**What is asked**
Reproduce the full listing below unchanged, apart from the pictures.
— start —
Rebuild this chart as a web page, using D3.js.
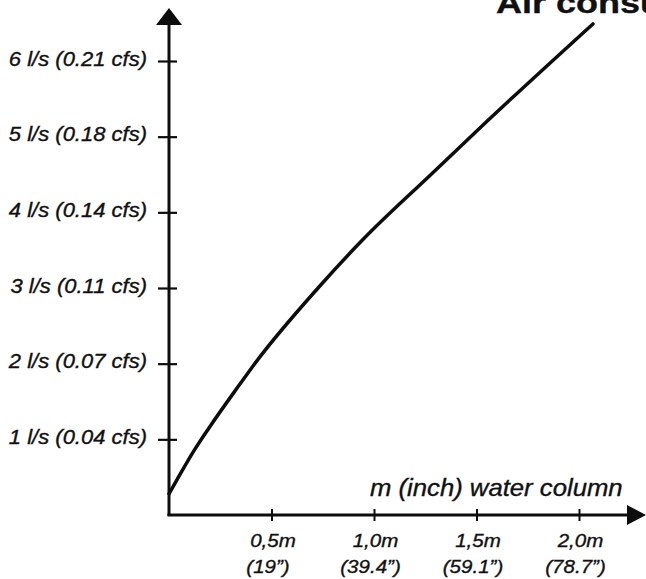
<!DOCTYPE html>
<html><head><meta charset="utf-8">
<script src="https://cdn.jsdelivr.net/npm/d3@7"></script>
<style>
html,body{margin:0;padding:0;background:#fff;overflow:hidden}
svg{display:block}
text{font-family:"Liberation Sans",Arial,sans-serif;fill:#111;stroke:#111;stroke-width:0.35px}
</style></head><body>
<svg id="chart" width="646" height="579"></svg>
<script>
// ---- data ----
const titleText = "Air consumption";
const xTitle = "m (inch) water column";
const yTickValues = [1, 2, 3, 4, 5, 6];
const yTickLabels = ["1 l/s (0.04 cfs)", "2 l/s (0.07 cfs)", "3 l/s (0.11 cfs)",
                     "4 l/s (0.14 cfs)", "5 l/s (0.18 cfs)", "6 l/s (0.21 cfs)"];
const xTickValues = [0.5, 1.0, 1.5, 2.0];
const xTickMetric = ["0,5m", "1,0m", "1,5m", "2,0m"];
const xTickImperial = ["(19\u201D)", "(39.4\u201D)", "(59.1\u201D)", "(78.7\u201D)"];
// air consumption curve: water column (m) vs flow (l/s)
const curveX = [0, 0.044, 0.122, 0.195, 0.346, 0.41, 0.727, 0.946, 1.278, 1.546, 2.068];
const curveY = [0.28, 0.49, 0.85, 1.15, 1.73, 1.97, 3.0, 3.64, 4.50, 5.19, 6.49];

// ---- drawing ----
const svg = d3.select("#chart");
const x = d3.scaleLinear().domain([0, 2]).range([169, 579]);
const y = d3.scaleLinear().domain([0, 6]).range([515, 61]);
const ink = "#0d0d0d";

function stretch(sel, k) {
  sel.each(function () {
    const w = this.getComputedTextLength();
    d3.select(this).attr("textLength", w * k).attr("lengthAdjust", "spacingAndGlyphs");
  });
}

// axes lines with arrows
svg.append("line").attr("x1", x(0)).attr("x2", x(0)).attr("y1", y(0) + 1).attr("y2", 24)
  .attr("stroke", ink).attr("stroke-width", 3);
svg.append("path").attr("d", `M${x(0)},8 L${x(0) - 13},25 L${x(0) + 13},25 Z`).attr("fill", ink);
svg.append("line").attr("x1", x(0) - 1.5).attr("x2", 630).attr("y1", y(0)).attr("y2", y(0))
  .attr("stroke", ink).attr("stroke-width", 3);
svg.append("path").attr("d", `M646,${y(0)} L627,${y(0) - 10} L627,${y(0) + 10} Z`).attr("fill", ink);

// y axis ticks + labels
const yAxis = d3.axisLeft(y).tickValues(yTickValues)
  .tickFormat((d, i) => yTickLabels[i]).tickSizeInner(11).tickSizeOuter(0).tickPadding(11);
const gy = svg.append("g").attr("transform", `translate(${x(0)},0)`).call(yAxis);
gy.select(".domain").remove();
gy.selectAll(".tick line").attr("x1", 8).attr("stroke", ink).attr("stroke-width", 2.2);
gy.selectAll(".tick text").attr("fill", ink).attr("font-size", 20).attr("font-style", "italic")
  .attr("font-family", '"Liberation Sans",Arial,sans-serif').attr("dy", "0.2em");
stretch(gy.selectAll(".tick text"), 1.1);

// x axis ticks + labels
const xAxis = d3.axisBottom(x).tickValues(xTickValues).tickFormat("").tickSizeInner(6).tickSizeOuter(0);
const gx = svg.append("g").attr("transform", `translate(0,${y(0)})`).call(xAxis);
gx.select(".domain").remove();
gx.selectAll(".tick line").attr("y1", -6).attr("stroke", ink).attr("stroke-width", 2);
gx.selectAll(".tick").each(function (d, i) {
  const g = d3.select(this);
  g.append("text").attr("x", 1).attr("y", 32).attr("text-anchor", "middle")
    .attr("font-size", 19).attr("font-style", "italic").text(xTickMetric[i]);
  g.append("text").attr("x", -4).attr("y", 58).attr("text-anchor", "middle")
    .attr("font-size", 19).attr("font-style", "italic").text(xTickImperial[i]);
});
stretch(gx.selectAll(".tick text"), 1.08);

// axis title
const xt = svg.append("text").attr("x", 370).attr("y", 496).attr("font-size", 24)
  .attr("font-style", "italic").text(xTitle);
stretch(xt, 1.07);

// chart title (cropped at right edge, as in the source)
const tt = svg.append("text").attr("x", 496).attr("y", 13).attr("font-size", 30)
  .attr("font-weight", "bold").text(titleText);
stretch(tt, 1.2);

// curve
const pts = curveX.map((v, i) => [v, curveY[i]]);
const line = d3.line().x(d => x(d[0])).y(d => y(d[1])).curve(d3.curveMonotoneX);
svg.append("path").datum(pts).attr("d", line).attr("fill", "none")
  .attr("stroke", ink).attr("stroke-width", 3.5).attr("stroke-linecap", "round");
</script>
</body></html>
— end —
**Solution for this problem**
Rebuild this chart as a web page, using D3.js.
<!DOCTYPE html>
<html><head><meta charset="utf-8">
<script src="https://cdn.jsdelivr.net/npm/d3@7"></script>
<style>
html,body{margin:0;padding:0;background:#fff;overflow:hidden}
svg{display:block}
text{font-family:"Liberation Sans",Arial,sans-serif;fill:#111;stroke:#111;stroke-width:0.35px}
</style></head><body>
<svg id="chart" width="646" height="579"></svg>
<script>
// ---- data ----
const titleText = "Air consumption";
const xTitle = "m (inch) water column";
const yTickValues = [1, 2, 3, 4, 5, 6];
const yTickLabels = ["1 l/s (0.04 cfs)", "2 l/s (0.07 cfs)", "3 l/s (0.11 cfs)",
                     "4 l/s (0.14 cfs)", "5 l/s (0.18 cfs)", "6 l/s (0.21 cfs)"];
const xTickValues = [0.5, 1.0, 1.5, 2.0];
const xTickMetric = ["0,5m", "1,0m", "1,5m", "2,0m"];
const xTickImperial = ["(19\u201D)", "(39.4\u201D)", "(59.1\u201D)", "(78.7\u201D)"];
// air consumption curve: water column (m) vs flow (l/s)
const curveX = [0, 0.044, 0.122, 0.195, 0.346, 0.41, 0.727, 0.946, 1.278, 1.546, 2.068];
const curveY = [0.28, 0.49, 0.85, 1.15, 1.73, 1.97, 3.0, 3.64, 4.50, 5.19, 6.49];

// ---- drawing ----
const svg = d3.select("#chart");
const x = d3.scaleLinear().domain([0, 2]).range([169, 579]);
const y = d3.scaleLinear().domain([0, 6]).range([515, 61]);
const ink = "#0d0d0d";

function stretch(sel, k) {
  sel.each(function () {
    const w = this.getComputedTextLength();
    d3.select(this).attr("textLength", w * k).attr("lengthAdjust", "spacingAndGlyphs");
  });
}

// axes lines with arrows
svg.append("line").attr("x1", x(0)).attr("x2", x(0)).attr("y1", y(0) + 1).attr("y2", 24)
  .attr("stroke", ink).attr("stroke-width", 3);
svg.append("path").attr("d", `M${x(0)},8 L${x(0) - 13},25 L${x(0) + 13},25 Z`).attr("fill", ink);
svg.append("line").attr("x1", x(0) - 1.5).attr("x2", 630).attr("y1", y(0)).attr("y2", y(0))
  .attr("stroke", ink).attr("stroke-width", 3);
svg.append("path").attr("d", `M646,${y(0)} L627,${y(0) - 10} L627,${y(0) + 10} Z`).attr("fill", ink);

// y axis ticks + labels
const yAxis = d3.axisLeft(y).tickValues(yTickValues)
  .tickFormat((d, i) => yTickLabels[i]).tickSizeInner(11).tickSizeOuter(0).tickPadding(11);
const gy = svg.append("g").attr("transform", `translate(${x(0)},0)`).call(yAxis);
gy.select(".domain").remove();
gy.selectAll(".tick line").attr("x1", 8).attr("stroke", ink).attr("stroke-width", 2.2);
gy.selectAll(".tick text").attr("fill", ink).attr("font-size", 20).attr("font-style", "italic")
  .attr("font-family", '"Liberation Sans",Arial,sans-serif').attr("dy", "0.2em");
stretch(gy.selectAll(".tick text"), 1.1);

// x axis ticks + labels
const xAxis = d3.axisBottom(x).tickValues(xTickValues).tickFormat("").tickSizeInner(6).tickSizeOuter(0);
const gx = svg.append("g").attr("transform", `translate(0,${y(0)})`).call(xAxis);
gx.select(".domain").remove();
gx.selectAll(".tick line").attr("y1", -6).attr("stroke", ink).attr("stroke-width", 2);
gx.selectAll(".tick").each(function (d, i) {
  const g = d3.select(this);
  g.append("text").attr("x", 1).attr("y", 32).attr("text-anchor", "middle")
    .attr("font-size", 19).attr("font-style", "italic").text(xTickMetric[i]);
  g.append("text").attr("x", -4).attr("y", 58).attr("text-anchor", "middle")
    .attr("font-size", 19).attr("font-style", "italic").text(xTickImperial[i]);
});
stretch(gx.selectAll(".tick text"), 1.08);

// axis title
const xt = svg.append("text").attr("x", 370).attr("y", 496).attr("font-size", 24)
  .attr("font-style", "italic").text(xTitle);
stretch(xt, 1.07);

// chart title (cropped at right edge, as in the source)
const tt = svg.append("text").attr("x", 496).attr("y", 13).attr("font-size", 30)
  .attr("font-weight", "bold").text(titleText);
stretch(tt, 1.2);

// curve
const pts = curveX.map((v, i) => [v, curveY[i]]);
const line = d3.line().x(d => x(d[0])).y(d => y(d[1])).curve(d3.curveMonotoneX);
svg.append("path").datum(pts).attr("d", line).attr("fill", "none")
  .attr("stroke", ink).attr("stroke-width", 3.5).attr("stroke-linecap", "round");
</script>
</body></html>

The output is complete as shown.